▶ Aim of the task
Copy every line that contains the string "script" from the entries below.

* start Rows *

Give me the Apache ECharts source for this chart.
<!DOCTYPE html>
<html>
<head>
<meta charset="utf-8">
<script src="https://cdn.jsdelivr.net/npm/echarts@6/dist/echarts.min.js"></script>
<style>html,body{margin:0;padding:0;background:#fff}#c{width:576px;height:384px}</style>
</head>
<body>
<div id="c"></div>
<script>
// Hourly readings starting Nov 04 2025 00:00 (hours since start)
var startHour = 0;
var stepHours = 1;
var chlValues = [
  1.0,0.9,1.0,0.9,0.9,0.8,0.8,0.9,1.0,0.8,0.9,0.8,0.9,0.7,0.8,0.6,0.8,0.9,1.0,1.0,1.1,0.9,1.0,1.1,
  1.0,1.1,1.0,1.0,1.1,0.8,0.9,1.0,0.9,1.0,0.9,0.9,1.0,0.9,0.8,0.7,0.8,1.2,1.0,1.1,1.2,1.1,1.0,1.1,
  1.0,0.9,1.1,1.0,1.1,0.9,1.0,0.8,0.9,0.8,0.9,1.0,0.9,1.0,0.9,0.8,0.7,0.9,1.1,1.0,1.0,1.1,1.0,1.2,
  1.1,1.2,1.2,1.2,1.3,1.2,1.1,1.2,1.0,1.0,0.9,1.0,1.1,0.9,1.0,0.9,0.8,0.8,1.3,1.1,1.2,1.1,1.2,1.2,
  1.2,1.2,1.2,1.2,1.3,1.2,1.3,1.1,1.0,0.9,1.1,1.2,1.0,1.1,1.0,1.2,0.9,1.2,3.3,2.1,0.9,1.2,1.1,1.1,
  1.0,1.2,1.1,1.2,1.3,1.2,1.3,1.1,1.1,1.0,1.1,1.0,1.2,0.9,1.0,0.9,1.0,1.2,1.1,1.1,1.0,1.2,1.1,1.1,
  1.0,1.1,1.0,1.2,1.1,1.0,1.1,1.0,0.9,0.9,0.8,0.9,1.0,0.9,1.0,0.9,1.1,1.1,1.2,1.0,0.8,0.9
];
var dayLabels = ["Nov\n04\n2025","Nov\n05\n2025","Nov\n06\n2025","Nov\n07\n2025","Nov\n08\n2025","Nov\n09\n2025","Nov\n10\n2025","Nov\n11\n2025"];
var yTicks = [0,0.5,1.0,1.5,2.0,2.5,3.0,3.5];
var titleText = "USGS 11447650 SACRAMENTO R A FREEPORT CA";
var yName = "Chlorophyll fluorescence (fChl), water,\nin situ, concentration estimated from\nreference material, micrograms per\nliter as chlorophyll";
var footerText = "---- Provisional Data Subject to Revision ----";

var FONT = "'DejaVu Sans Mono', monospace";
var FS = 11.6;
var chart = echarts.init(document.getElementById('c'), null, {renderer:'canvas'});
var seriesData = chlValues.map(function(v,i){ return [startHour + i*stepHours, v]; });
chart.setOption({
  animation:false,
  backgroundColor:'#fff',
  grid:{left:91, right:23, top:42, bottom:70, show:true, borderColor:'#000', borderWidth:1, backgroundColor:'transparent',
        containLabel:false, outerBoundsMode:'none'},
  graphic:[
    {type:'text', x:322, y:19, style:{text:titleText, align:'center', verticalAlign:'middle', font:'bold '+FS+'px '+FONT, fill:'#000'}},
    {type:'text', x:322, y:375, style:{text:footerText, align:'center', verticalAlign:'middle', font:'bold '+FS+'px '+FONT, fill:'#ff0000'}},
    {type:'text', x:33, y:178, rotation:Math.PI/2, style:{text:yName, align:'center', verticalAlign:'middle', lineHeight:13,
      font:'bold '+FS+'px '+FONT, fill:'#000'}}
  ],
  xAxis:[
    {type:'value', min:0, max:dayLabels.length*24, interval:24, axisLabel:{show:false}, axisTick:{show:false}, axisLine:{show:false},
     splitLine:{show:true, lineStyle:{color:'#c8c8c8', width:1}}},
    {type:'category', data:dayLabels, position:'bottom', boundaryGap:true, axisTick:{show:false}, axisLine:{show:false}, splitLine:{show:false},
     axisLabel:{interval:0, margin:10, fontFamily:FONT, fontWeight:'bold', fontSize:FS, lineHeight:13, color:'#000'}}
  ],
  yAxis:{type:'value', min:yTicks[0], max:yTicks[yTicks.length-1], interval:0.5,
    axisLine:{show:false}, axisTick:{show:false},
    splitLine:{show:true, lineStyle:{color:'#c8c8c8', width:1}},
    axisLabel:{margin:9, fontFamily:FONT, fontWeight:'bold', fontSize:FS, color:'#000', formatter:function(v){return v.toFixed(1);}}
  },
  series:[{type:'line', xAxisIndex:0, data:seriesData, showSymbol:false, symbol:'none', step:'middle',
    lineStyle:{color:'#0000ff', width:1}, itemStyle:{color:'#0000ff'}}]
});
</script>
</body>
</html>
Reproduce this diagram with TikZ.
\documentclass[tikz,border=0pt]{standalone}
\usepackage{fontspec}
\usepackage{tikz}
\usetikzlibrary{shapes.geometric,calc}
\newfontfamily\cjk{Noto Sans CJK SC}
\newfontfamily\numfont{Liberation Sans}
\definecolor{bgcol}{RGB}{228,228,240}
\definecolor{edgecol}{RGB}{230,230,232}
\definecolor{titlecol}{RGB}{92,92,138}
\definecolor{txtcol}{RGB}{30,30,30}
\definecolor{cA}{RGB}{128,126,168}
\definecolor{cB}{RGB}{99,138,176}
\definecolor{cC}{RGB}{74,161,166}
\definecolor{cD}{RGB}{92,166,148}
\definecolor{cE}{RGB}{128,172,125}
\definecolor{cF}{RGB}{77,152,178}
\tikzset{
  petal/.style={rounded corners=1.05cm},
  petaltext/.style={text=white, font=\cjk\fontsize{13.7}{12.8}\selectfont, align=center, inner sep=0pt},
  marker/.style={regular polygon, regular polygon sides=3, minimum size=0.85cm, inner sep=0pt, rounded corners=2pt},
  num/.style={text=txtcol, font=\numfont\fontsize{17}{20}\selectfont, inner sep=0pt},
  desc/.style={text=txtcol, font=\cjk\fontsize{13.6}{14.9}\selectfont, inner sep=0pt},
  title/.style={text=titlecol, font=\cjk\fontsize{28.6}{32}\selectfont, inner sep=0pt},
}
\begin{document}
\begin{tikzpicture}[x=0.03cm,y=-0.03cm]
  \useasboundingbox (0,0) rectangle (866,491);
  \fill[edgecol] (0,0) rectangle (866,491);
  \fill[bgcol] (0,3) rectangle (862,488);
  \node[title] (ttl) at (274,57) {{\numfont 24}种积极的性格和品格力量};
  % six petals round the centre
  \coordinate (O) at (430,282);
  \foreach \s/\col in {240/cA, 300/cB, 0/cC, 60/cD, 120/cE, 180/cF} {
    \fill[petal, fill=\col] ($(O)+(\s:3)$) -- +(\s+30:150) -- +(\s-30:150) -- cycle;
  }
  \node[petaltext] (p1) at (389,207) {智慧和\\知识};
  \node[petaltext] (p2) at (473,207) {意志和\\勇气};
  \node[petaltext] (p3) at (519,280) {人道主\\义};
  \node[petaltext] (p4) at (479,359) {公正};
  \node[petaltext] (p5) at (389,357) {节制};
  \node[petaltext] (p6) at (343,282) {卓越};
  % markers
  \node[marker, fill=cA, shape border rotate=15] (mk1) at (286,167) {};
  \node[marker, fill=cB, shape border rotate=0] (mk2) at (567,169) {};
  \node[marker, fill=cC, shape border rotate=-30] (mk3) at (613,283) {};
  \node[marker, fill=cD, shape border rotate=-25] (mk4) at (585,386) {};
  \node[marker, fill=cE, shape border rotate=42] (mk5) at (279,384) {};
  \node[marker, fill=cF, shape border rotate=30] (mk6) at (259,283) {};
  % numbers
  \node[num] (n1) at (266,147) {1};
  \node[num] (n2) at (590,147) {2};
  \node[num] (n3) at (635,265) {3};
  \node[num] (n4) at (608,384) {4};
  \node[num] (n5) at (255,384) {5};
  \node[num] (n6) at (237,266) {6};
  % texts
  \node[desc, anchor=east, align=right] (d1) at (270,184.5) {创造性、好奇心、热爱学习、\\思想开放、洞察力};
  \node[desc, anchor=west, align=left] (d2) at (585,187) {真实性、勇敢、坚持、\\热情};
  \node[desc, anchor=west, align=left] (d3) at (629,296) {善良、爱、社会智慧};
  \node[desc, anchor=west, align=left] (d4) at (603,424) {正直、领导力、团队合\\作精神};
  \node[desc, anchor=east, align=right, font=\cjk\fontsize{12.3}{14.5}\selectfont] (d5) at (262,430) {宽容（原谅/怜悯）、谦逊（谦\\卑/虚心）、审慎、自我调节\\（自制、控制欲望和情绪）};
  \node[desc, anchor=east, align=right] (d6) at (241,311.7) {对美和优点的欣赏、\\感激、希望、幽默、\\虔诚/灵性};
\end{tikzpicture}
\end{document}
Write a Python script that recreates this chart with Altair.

* end Rows *

▶ Response for this exercise
<script src="https://cdn.jsdelivr.net/npm/echarts@6/dist/echarts.min.js"></script>
<script>
</script>
Write a Python script that recreates this chart with Altair.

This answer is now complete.